* [Given instruction] Leaving out every picture, quote the data below exactly as it appears.

* [Dataset content]

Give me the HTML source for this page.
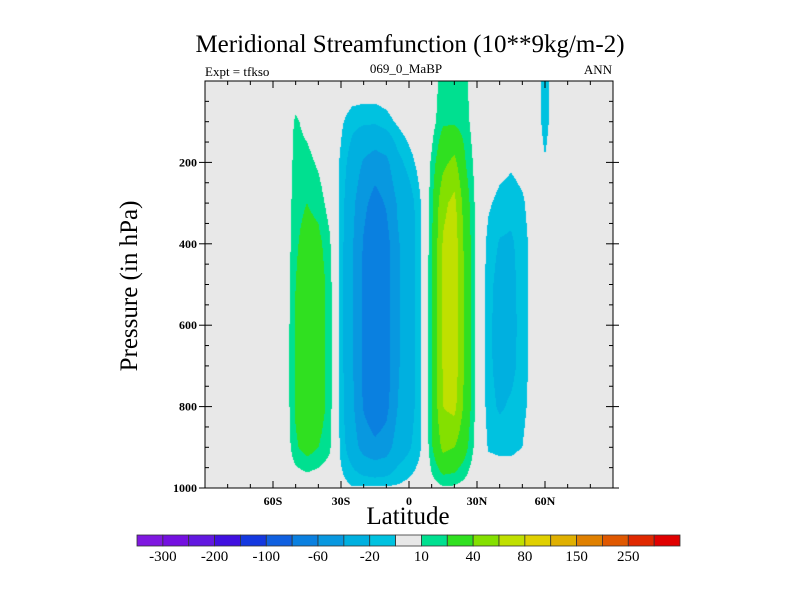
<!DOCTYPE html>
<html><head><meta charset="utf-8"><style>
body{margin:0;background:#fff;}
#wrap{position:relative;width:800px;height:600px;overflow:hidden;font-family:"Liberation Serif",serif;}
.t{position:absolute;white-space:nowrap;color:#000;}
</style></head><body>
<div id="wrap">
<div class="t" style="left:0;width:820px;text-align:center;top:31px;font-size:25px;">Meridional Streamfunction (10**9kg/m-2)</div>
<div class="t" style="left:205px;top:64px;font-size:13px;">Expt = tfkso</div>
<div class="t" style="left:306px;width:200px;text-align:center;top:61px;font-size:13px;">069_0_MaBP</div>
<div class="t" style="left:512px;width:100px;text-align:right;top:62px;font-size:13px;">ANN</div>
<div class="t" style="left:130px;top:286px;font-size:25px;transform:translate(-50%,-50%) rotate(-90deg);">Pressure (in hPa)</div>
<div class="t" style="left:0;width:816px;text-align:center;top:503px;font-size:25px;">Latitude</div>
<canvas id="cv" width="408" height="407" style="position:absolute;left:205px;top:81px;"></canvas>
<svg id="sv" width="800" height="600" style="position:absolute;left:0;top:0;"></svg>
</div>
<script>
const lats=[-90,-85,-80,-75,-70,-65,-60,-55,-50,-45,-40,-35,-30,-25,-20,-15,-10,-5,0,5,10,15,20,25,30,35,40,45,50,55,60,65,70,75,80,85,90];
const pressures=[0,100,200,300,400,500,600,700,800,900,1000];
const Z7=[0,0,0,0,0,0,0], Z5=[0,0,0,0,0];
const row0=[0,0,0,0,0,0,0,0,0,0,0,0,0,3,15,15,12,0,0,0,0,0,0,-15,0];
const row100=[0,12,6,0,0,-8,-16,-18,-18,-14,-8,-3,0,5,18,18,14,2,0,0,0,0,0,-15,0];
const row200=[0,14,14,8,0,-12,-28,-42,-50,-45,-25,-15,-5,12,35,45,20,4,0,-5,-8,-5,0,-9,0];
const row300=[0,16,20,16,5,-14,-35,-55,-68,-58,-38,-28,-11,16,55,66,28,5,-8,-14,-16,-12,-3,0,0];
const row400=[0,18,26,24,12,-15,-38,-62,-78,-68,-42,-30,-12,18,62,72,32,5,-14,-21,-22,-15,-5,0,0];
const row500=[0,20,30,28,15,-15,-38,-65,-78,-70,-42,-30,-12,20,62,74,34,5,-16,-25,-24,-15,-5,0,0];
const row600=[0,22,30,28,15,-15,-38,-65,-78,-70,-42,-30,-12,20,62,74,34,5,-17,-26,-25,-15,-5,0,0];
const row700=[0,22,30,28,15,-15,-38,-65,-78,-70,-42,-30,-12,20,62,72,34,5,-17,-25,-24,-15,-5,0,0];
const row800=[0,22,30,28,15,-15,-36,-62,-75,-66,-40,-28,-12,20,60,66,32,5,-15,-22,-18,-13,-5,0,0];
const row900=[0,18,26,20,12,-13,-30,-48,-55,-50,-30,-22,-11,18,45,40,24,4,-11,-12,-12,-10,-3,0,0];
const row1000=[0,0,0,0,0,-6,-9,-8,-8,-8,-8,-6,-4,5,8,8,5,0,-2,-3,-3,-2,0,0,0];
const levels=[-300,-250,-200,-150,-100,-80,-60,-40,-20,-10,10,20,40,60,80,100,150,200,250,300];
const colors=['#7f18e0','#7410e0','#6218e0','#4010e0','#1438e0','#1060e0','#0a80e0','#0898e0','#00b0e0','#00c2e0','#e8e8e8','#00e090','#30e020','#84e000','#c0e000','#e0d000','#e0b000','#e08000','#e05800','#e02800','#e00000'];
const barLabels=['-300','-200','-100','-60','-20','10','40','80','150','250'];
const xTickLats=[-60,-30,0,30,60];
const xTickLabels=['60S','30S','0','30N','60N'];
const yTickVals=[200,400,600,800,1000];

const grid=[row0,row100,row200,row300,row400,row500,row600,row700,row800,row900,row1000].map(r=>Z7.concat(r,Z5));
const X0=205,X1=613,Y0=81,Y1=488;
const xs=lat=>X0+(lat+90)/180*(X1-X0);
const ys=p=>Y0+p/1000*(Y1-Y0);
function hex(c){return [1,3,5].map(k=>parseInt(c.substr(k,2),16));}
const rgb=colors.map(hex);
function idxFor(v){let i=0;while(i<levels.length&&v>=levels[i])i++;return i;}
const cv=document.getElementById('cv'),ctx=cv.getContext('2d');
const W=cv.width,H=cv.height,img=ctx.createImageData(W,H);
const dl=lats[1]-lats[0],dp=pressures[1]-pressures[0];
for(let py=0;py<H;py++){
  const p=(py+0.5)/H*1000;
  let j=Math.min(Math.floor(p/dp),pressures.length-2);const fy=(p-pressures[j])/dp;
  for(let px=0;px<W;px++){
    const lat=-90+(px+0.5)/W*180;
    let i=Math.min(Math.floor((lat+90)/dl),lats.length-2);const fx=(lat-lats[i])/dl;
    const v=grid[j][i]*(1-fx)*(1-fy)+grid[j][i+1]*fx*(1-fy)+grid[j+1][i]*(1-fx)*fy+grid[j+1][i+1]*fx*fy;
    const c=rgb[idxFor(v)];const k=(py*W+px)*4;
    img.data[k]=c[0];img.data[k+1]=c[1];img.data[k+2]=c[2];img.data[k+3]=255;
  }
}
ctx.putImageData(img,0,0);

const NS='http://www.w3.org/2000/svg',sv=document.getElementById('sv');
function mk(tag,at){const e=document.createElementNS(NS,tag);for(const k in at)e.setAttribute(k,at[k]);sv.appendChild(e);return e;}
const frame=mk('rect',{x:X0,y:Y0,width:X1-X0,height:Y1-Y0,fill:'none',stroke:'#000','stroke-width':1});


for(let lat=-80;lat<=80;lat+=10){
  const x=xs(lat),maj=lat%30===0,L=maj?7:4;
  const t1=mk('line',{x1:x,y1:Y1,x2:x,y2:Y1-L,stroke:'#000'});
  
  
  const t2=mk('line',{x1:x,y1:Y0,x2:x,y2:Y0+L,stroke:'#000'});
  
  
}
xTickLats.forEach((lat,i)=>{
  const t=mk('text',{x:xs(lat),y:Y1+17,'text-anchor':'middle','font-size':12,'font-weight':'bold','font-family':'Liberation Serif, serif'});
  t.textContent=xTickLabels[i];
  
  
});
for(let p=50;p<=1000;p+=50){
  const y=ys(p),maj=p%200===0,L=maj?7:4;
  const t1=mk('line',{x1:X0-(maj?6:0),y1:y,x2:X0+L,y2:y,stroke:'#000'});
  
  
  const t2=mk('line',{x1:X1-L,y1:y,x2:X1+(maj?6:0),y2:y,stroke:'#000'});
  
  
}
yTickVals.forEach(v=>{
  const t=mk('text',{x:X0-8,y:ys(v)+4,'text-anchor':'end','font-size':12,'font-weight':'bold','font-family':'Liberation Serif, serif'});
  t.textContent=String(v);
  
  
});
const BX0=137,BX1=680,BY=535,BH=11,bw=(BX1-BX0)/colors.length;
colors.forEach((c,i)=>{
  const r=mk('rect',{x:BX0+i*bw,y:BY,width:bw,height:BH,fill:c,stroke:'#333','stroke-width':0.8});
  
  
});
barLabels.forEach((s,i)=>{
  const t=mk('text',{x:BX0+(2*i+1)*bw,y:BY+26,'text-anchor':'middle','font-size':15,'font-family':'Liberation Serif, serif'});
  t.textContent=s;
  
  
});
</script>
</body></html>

* [Result of the exercise]
Give me the HTML source for this page.
<!DOCTYPE html>
<html><head><meta charset="utf-8"><style>
body{margin:0;background:#fff;}
#wrap{position:relative;width:800px;height:600px;overflow:hidden;font-family:"Liberation Serif",serif;}
.t{position:absolute;white-space:nowrap;color:#000;}
</style></head><body>
<div id="wrap">
<div class="t" style="left:0;width:820px;text-align:center;top:31px;font-size:25px;">Meridional Streamfunction (10**9kg/m-2)</div>
<div class="t" style="left:205px;top:64px;font-size:13px;">Expt = tfkso</div>
<div class="t" style="left:306px;width:200px;text-align:center;top:61px;font-size:13px;">069_0_MaBP</div>
<div class="t" style="left:512px;width:100px;text-align:right;top:62px;font-size:13px;">ANN</div>
<div class="t" style="left:130px;top:286px;font-size:25px;transform:translate(-50%,-50%) rotate(-90deg);">Pressure (in hPa)</div>
<div class="t" style="left:0;width:816px;text-align:center;top:503px;font-size:25px;">Latitude</div>
<canvas id="cv" width="408" height="407" style="position:absolute;left:205px;top:81px;"></canvas>
<svg id="sv" width="800" height="600" style="position:absolute;left:0;top:0;"></svg>
</div>
<script>
const lats=[-90,-85,-80,-75,-70,-65,-60,-55,-50,-45,-40,-35,-30,-25,-20,-15,-10,-5,0,5,10,15,20,25,30,35,40,45,50,55,60,65,70,75,80,85,90];
const pressures=[0,100,200,300,400,500,600,700,800,900,1000];
const Z7=[0,0,0,0,0,0,0], Z5=[0,0,0,0,0];
const row0=[0,0,0,0,0,0,0,0,0,0,0,0,0,3,15,15,12,0,0,0,0,0,0,-15,0];
const row100=[0,12,6,0,0,-8,-16,-18,-18,-14,-8,-3,0,5,18,18,14,2,0,0,0,0,0,-15,0];
const row200=[0,14,14,8,0,-12,-28,-42,-50,-45,-25,-15,-5,12,35,45,20,4,0,-5,-8,-5,0,-9,0];
const row300=[0,16,20,16,5,-14,-35,-55,-68,-58,-38,-28,-11,16,55,66,28,5,-8,-14,-16,-12,-3,0,0];
const row400=[0,18,26,24,12,-15,-38,-62,-78,-68,-42,-30,-12,18,62,72,32,5,-14,-21,-22,-15,-5,0,0];
const row500=[0,20,30,28,15,-15,-38,-65,-78,-70,-42,-30,-12,20,62,74,34,5,-16,-25,-24,-15,-5,0,0];
const row600=[0,22,30,28,15,-15,-38,-65,-78,-70,-42,-30,-12,20,62,74,34,5,-17,-26,-25,-15,-5,0,0];
const row700=[0,22,30,28,15,-15,-38,-65,-78,-70,-42,-30,-12,20,62,72,34,5,-17,-25,-24,-15,-5,0,0];
const row800=[0,22,30,28,15,-15,-36,-62,-75,-66,-40,-28,-12,20,60,66,32,5,-15,-22,-18,-13,-5,0,0];
const row900=[0,18,26,20,12,-13,-30,-48,-55,-50,-30,-22,-11,18,45,40,24,4,-11,-12,-12,-10,-3,0,0];
const row1000=[0,0,0,0,0,-6,-9,-8,-8,-8,-8,-6,-4,5,8,8,5,0,-2,-3,-3,-2,0,0,0];
const levels=[-300,-250,-200,-150,-100,-80,-60,-40,-20,-10,10,20,40,60,80,100,150,200,250,300];
const colors=['#7f18e0','#7410e0','#6218e0','#4010e0','#1438e0','#1060e0','#0a80e0','#0898e0','#00b0e0','#00c2e0','#e8e8e8','#00e090','#30e020','#84e000','#c0e000','#e0d000','#e0b000','#e08000','#e05800','#e02800','#e00000'];
const barLabels=['-300','-200','-100','-60','-20','10','40','80','150','250'];
const xTickLats=[-60,-30,0,30,60];
const xTickLabels=['60S','30S','0','30N','60N'];
const yTickVals=[200,400,600,800,1000];

const grid=[row0,row100,row200,row300,row400,row500,row600,row700,row800,row900,row1000].map(r=>Z7.concat(r,Z5));
const X0=205,X1=613,Y0=81,Y1=488;
const xs=lat=>X0+(lat+90)/180*(X1-X0);
const ys=p=>Y0+p/1000*(Y1-Y0);
function hex(c){return [1,3,5].map(k=>parseInt(c.substr(k,2),16));}
const rgb=colors.map(hex);
function idxFor(v){let i=0;while(i<levels.length&&v>=levels[i])i++;return i;}
const cv=document.getElementById('cv'),ctx=cv.getContext('2d');
const W=cv.width,H=cv.height,img=ctx.createImageData(W,H);
const dl=lats[1]-lats[0],dp=pressures[1]-pressures[0];
for(let py=0;py<H;py++){
  const p=(py+0.5)/H*1000;
  let j=Math.min(Math.floor(p/dp),pressures.length-2);const fy=(p-pressures[j])/dp;
  for(let px=0;px<W;px++){
    const lat=-90+(px+0.5)/W*180;
    let i=Math.min(Math.floor((lat+90)/dl),lats.length-2);const fx=(lat-lats[i])/dl;
    const v=grid[j][i]*(1-fx)*(1-fy)+grid[j][i+1]*fx*(1-fy)+grid[j+1][i]*(1-fx)*fy+grid[j+1][i+1]*fx*fy;
    const c=rgb[idxFor(v)];const k=(py*W+px)*4;
    img.data[k]=c[0];img.data[k+1]=c[1];img.data[k+2]=c[2];img.data[k+3]=255;
  }
}
ctx.putImageData(img,0,0);

const NS='http://www.w3.org/2000/svg',sv=document.getElementById('sv');
function mk(tag,at){const e=document.createElementNS(NS,tag);for(const k in at)e.setAttribute(k,at[k]);sv.appendChild(e);return e;}
const frame=mk('rect',{x:X0,y:Y0,width:X1-X0,height:Y1-Y0,fill:'none',stroke:'#000','stroke-width':1});


for(let lat=-80;lat<=80;lat+=10){
  const x=xs(lat),maj=lat%30===0,L=maj?7:4;
  const t1=mk('line',{x1:x,y1:Y1,x2:x,y2:Y1-L,stroke:'#000'});
  
  
  const t2=mk('line',{x1:x,y1:Y0,x2:x,y2:Y0+L,stroke:'#000'});
  
  
}
xTickLats.forEach((lat,i)=>{
  const t=mk('text',{x:xs(lat),y:Y1+17,'text-anchor':'middle','font-size':12,'font-weight':'bold','font-family':'Liberation Serif, serif'});
  t.textContent=xTickLabels[i];
  
  
});
for(let p=50;p<=1000;p+=50){
  const y=ys(p),maj=p%200===0,L=maj?7:4;
  const t1=mk('line',{x1:X0-(maj?6:0),y1:y,x2:X0+L,y2:y,stroke:'#000'});
  
  
  const t2=mk('line',{x1:X1-L,y1:y,x2:X1+(maj?6:0),y2:y,stroke:'#000'});
  
  
}
yTickVals.forEach(v=>{
  const t=mk('text',{x:X0-8,y:ys(v)+4,'text-anchor':'end','font-size':12,'font-weight':'bold','font-family':'Liberation Serif, serif'});
  t.textContent=String(v);
  
  
});
const BX0=137,BX1=680,BY=535,BH=11,bw=(BX1-BX0)/colors.length;
colors.forEach((c,i)=>{
  const r=mk('rect',{x:BX0+i*bw,y:BY,width:bw,height:BH,fill:c,stroke:'#333','stroke-width':0.8});
  
  
});
barLabels.forEach((s,i)=>{
  const t=mk('text',{x:BX0+(2*i+1)*bw,y:BY+26,'text-anchor':'middle','font-size':15,'font-family':'Liberation Serif, serif'});
  t.textContent=s;
  
  
});
</script>
</body></html>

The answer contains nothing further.